Ragnvald Heidumhære (or Rognvald) was a semi-historical petty king or chieftain of Vestfold in what is today Norway in the 9th century, according to Ynglingatal and to Ynglinga saga in Heimskringla. He was apparently a member of the Yngling clan (mentioned in later Norse and Anglo-Saxon literature, such as Beowulf). His name Heiðumhæri could be translated as highly honoured
His greatest contribution to posterity was that he asked the skald Þjóðólfr of Hvinir to compose a poem about his ancestry. This poem is known as Ynglingatal and is not only one of the oldest, but also one of the most famous and debated of the Old Norse poems.
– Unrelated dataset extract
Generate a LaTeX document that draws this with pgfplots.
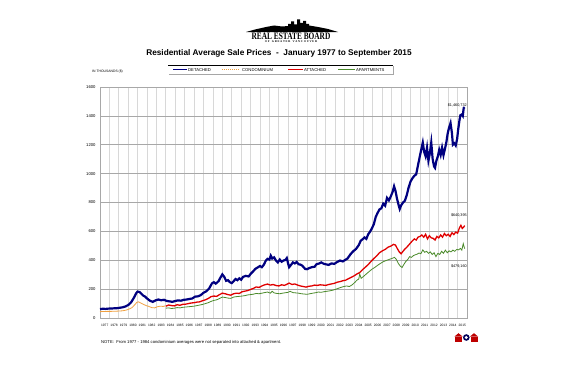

Þjóðólfr ended the poem with these lines:
- Under the heaven's blue dome, a name
- I never knew more true to fame
- Than Rognvald bore; whose skilful hand
- Could tame the scorners of the land, --
- Rognvald, who knew so well to guide
- The wild sea-horses through the tide:
- The Heidumhære was the proud name
- By which the king was known to fame.
A dubious, later pedigree attributes to Ragnvald a daughter, Åsa Ragnvaldsdatter (Aseda Rognvaldsdatter), who married Eystein Ivarsson. It is through this line that Ragnvald Heidumhære is a purported ancestor of William the Conqueror (and subsequent British royal houses).